A decade earlier, a police dog had discovered a handsome cache of heroin, pure China white, packed inside a shipment of vases meant for Teddy's store. The charge didn't stick—Teddy claimed his forwarders in Macau were freelancing—but while they were looking into the case, investigators stumbled upon something that could have put him out of business for good. Antique porcelains are certified by thermoluminescence testing. Don't ask: It's to porcelains what carbon dating is to fossils. What matters is that Teddy and his Beijing partners developed a technique to scam the test so they could sell fake Chinese blue and white as the real thing. It gave me enough leverage to talk Teddy into running ops for us during his frequent trips to China. He never took the assignment gracefully, though.

“Your phone,” I said, nodding at the sleek cordless Siemens on his desk.

Phone in hand, I headed down the long side hallway to a bathroom marked
Employees Only,
locked myself inside, and phoned the Special Agent in charge of the FBI's National Security Division. If the Bureau's gumshoes were on me, John O'Neill would know it.

His secretary answered the phone.

I was two sentences into whatever lie I had concocted when O'Neill himself burst onto the line in all his larger-than-life glory.

“Max, you asshole, what are you doing on my turf? If you're up here operating, I'm gonna make sure you spend a cozy night at Rikers.”

“Me? You're the one running the op.”

“What are you talking about?”

“I got surveillance.”

“Oh, bullshit.”

“They're like flies at a shit roast.”

“Come on.”

“Trust me. You can't miss these guys.”

“All right. I'll play. Hold on.”

He was back in two minutes. “It's not DEA or Customs or One Police Plaza.”

It was my turn. With DEA, Customs, and the locals out of the mix, the list of candidates was becoming disturbingly thin. “Are you sure?”

“Well, I could ask again and say ‘pretty please' this time.”

Point taken.

O'Neill hated silence. “You been drinking?”

“Not yet.”

“Well, how about I send a car up and bring you in?”

“Nope, but I might need you later.”

“What have you got into now?”

Damned if I knew, but I didn't want to disappoint. O'Neill had once noted that I had a habit of burning my bridges before I got to them, and history was on his side.
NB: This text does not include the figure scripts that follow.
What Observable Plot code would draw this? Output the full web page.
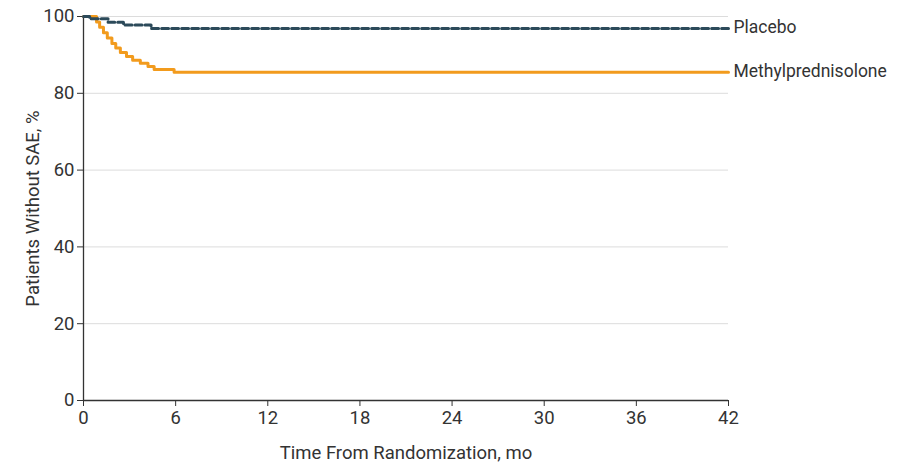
<!DOCTYPE html>
<html>
<head>
<meta charset="utf-8">
<script src="https://cdn.jsdelivr.net/npm/d3@7"></script>
<script src="https://cdn.jsdelivr.net/npm/@observablehq/plot@0.6"></script>
<style>
  html, body { margin: 0; padding: 0; background: #fff; }
  #chart { width: 901px; height: 463px; }
</style>
</head>
<body>
<div id="chart"></div>
<script>
// Kaplan-Meier style step data (time in months, % without SAE)
const placeboTimes  = [0, 0.4, 1.6, 2.6, 4.4, 42];
const placeboValues = [100, 99.4, 98.5, 97.8, 96.9, 96.9];

const methylTimes  = [0, 0.85, 1.05, 1.3, 1.55, 1.85, 2.1, 2.4, 2.8, 3.2, 3.7, 4.2, 4.6, 5.9, 42];
const methylValues = [100, 98.6, 97.2, 95.8, 94.4, 93.0, 91.8, 90.6, 89.6, 88.6, 87.8, 87.0, 86.2, 85.5, 85.5];

const seriesNames = ["Placebo", "Methylprednisolone"];
const xTicks = [0, 6, 12, 18, 24, 30, 36, 42];
const yTicks = [0, 20, 40, 60, 80, 100];

const placebo = placeboTimes.map((t, i) => ({t, v: placeboValues[i], group: seriesNames[0]}));
const methyl  = methylTimes.map((t, i) => ({t, v: methylValues[i], group: seriesNames[1]}));
const ends = [placebo[placebo.length - 1], methyl[methyl.length - 1]];

const plot = Plot.plot({
  width: 901,
  height: 463,
  marginLeft: 83,
  marginRight: 173,
  marginTop: 16,
  marginBottom: 63,
  style: {fontFamily: "Roboto, 'Noto Sans', sans-serif", fontSize: "18px", color: "#333", background: "#fff"},
  x: {domain: [0, 42]},
  y: {domain: [0, 100]},
  marks: [
    Plot.gridY(yTicks.filter(d => d > 0), {stroke: "#dcdcdc", strokeOpacity: 1}),
    Plot.axisY(yTicks, {tickSize: 6, tickPadding: 3, label: "Patients Without SAE, %", labelAnchor: "center", labelOffset: 58, labelArrow: "none", fontSize: 18.5, fill: "#333"}),
    Plot.axisX(xTicks, {tickSize: 6, tickPadding: 4, label: "Time From Randomization, mo", labelAnchor: "center", labelOffset: 58, labelArrow: "none", fontSize: 18.5, fill: "#333"}),
    Plot.ruleX([0], {stroke: "#333", strokeWidth: 1.3}),
    Plot.ruleY([0], {stroke: "#333", strokeWidth: 1.3}),
    Plot.line(methyl, {x: "t", y: "v", curve: "step-after", stroke: "#f29b1d", strokeWidth: 3}),
    Plot.line(placebo, {x: "t", y: "v", curve: "step-after", stroke: "#2c4a5a", strokeWidth: 3, strokeDasharray: "7,3"}),
    Plot.text(ends, {x: "t", y: "v", text: "group", textAnchor: "start", dx: 5, dy: -1, fill: "#333", fontSize: 17.5})
  ]
});
document.getElementById("chart").appendChild(plot);
</script>
</body>
</html>
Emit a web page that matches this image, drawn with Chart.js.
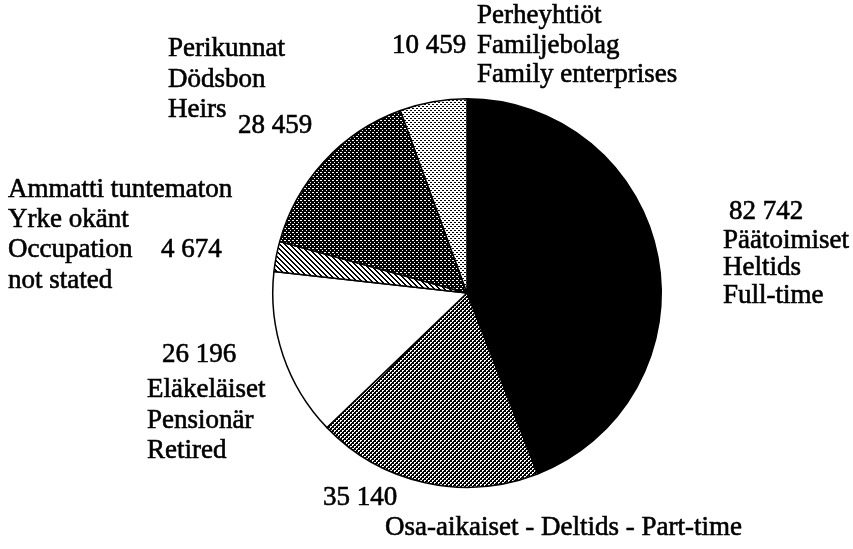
<!DOCTYPE html>
<html>
<head>
<meta charset="utf-8">
<script src="https://cdn.jsdelivr.net/npm/chart.js@4"></script>
<style>
	html, body {
		margin: 0;
		padding: 0;
		background: #fff;
	}
	#wrap {
		position: relative;
		width: 853px;
		height: 549px;
	}
</style>
</head>
<body>
<div id="wrap"><canvas id="owner-pie-chart" width="853" height="549"></canvas></div>
<script>
const categories = ['Full-time', 'Part-time', 'Retired', 'Occupation not stated', 'Heirs', 'Family enterprises'];
const values = [82742, 35140, 26196, 4674, 28459, 10459];
const namesFi = ['Päätoimiset', 'Osa-aikaiset', 'Eläkeläiset', 'Ammatti tuntematon', 'Perikunnat', 'Perheyhtiöt'];
const namesSv = ['Heltids', 'Deltids', 'Pensionär', 'Yrke okänt', 'Dödsbon', 'Familjebolag'];
const namesEn = ['Full-time', 'Part-time', 'Retired', 'Occupation not stated', 'Heirs', 'Family enterprises'];

// where each label block goes: value text and name lines (x, baseline y)
const labelLayout = [
	{ value: [729, 219], lines: [['fi', 723, 248], ['sv', 723, 275], ['en', 723, 303]] },
	{ value: [323, 505], lines: [['all', 385, 535]] },
	{ value: [162, 362], lines: [['fi', 147, 397], ['sv', 147, 428], ['en', 147, 458]] },
	{ value: [161, 257], lines: [['fi', 8, 197], ['sv', 8, 227], ['Occupation', 8, 257], ['not stated', 8, 288]] },
	{ value: [238, 133], lines: [['fi', 168, 56], ['sv', 168, 87], ['en', 168, 117]] },
	{ value: [392, 53], lines: [['fi', 477, 23], ['sv', 477, 53], ['en', 477, 82]] },
];

document.addEventListener('DOMContentLoaded', (event) => {
	ownerPieChart();
});

function fmt(n) {
	return String(n).replace(/\B(?=(\d{3})+(?!\d))/g, ' ');
}

function makePattern(size, bg, fg, cells) {
	const c = document.createElement('canvas');
	c.width = size;
	c.height = size;
	const g = c.getContext('2d');
	g.fillStyle = bg;
	g.fillRect(0, 0, size, size);
	g.fillStyle = fg;
	cells.forEach(([x, y]) => g.fillRect(x, y, 1, 1));
	return g.createPattern(c, 'repeat');
}

function hatchPattern() {
	const cells = [];
	for (let y = 0; y < 5; y++) {
		for (let x = 0; x < 5; x++) {
			const d = ((x - y) % 5 + 5) % 5;
			if (d === 0 || d === 1) cells.push([x, y]);
		}
	}
	return makePattern(5, '#fff', '#000', cells);
}

const labelsPlugin = {
	id: 'sliceLabels',
	afterDraw(chart) {
		const ctx = chart.ctx;
		ctx.save();
		ctx.fillStyle = '#000';
		ctx.strokeStyle = '#000';
		ctx.lineWidth = 0.6;
		ctx.font = '27px "Liberation Serif", "Times New Roman", serif';
		ctx.textAlign = 'left';
		ctx.textBaseline = 'alphabetic';
		const put = (text, x, y) => {
			ctx.fillText(text, x, y);
			ctx.strokeText(text, x, y);
		};
		labelLayout.forEach((item, i) => {
			put(fmt(values[i]), item.value[0], item.value[1]);
			item.lines.forEach(([key, x, y]) => {
				let text = key;
				if (key === 'fi') text = namesFi[i];
				if (key === 'sv') text = namesSv[i];
				if (key === 'en') text = namesEn[i];
				if (key === 'all') text = namesFi[i] + ' - ' + namesSv[i] + ' - ' + namesEn[i];
				put(text, x, y);
			});
		});
		ctx.restore();
	},
};

function ownerPieChart() {
	const ctx = document.getElementById('owner-pie-chart');

	if (!ctx) {
		return;
	}

	const fills = [
		'#000',
		makePattern(4, '#000', '#fff', [[0, 0], [1, 0], [0, 1], [2, 2], [3, 2], [2, 3]]),
		'#fff',
		hatchPattern(),
		makePattern(4, '#000', '#fff', [[0, 0], [2, 2], [1, 0]]),
		makePattern(4, '#fff', '#000', [[0, 0], [1, 0], [2, 2], [3, 2]]),
	];

	new Chart(ctx, {
		type: 'pie',
		data: {
			labels: categories,
			datasets: [
				{
					data: values,
					backgroundColor: fills,
					borderColor: '#000',
					borderWidth: 1.5,
				},
			],
		},
		options: {
			responsive: false,
			animation: false,
			layout: {
				padding: { left: 272, right: 191, top: 98, bottom: 61 },
			},
			plugins: {
				legend: {
					display: false,
				},
				tooltip: {
					enabled: false,
				},
			},
		},
		plugins: [labelsPlugin],
	});
}
</script>
</body>
</html>
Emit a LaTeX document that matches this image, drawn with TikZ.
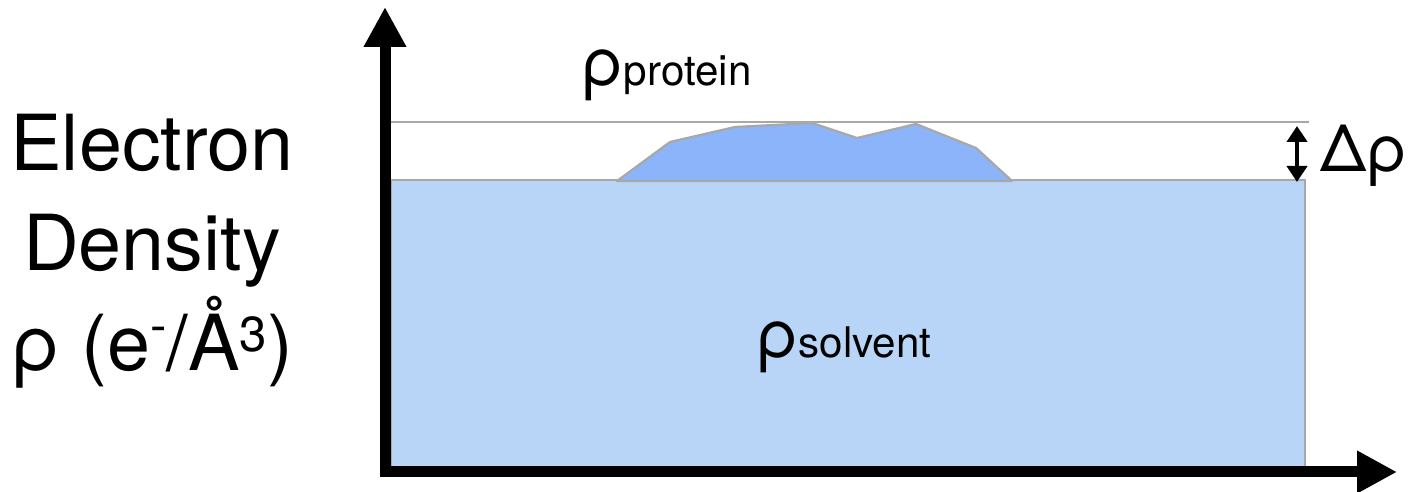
\documentclass[tikz,border=0pt]{standalone}
\usepackage{fontspec}
\setmainfont{TeX Gyre Heros}
\usetikzlibrary{arrows.meta}
\definecolor{solventBlue}{RGB}{184,212,246}
\definecolor{proteinBlue}{RGB}{140,180,250}
\definecolor{edgeGray}{RGB}{168,168,168}
\newcommand{\subsize}{\fontsize{24}{24}\selectfont}
\newcommand{\upmark}[2]{\raisebox{#1}{\fontsize{28}{28}\selectfont #2}}

\begin{document}
\begin{tikzpicture}[
  x=0.02cm, y=-0.02cm,
  axis/.style={draw=black, line width=0.22cm, line join=miter,
               {Triangle[length=0.8cm,width=0.8cm]}-{Triangle[length=0.8cm,width=0.8cm]}},
  lvl/.style={draw=edgeGray, line width=0.045cm},
  gap/.style={draw=black, line width=0.08cm,
              {Triangle[length=0.32cm,width=0.4cm]}-{Triangle[length=0.32cm,width=0.4cm]}},
  big/.style={font=\fontsize{38}{38}\selectfont, inner sep=0pt, anchor=base west},
]
\useasboundingbox (0,0) rectangle (1410,492);

% ============ levels ============
\coordinate (ytip)   at (385,7);
\coordinate (corner) at (385,472);
\coordinate (xtip)   at (1397,472);
\coordinate (protL)  at (385,122);
\coordinate (protR)  at (1309,122);
\coordinate (dtop)   at (1297,126);
\coordinate (dbot)   at (1297,182);

% solvent bath
\draw[lvl, fill=solventBlue] (391,180) rectangle (1305,467);
% protein bump sitting on the solvent
\draw[lvl, fill=proteinBlue, line join=round]
  (617,181) -- (670,142) -- (735,127) -- (812,123) -- (857,138)
  -- (916,124) -- (976,148) -- (1012,181) -- cycle;
\draw[lvl] (protL) -- (protR);

% axes
\draw[axis] (ytip) -- (corner) -- (xtip);
\draw[gap] (dtop) -- (dbot);

% ============ labels ============
\node[inner sep=0pt, align=center, font=\fontsize{44}{57}\selectfont]
  (ylabel) at (152,251)
  {Electron\\Density\\ρ (e\upmark{16pt}{-}/Å\upmark{11pt}{3})};
\node[big] (rprot) at (581,86) {ρ{\subsize protein}};
\node[big] (rsolv) at (756,358) {ρ{\subsize solvent}};
\node[big, font=\fontsize{37}{37}\selectfont] (drho) at (1320,172) {Δρ};

\end{tikzpicture}
\end{document}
“Hey, John, remember that Black Panther, the one who became a Muslim?”

“It still hurts where he took a bite out of my ass.”

“I'm going to go see him.”

“The fuck you are. If you so much as—”

I hung up, splashed a little tap water on my face, and ran a quick check on the medicine cabinet. Viagra and crystal meth.

“I was never here, Theodore,” I said, buzzing myself out his door.

“If only. Where's my phone?”

“I left it on the back of the crapper.”

“You fuck.”

“Why don't you run it through the thermoluminescencer. That should take care of the germs.”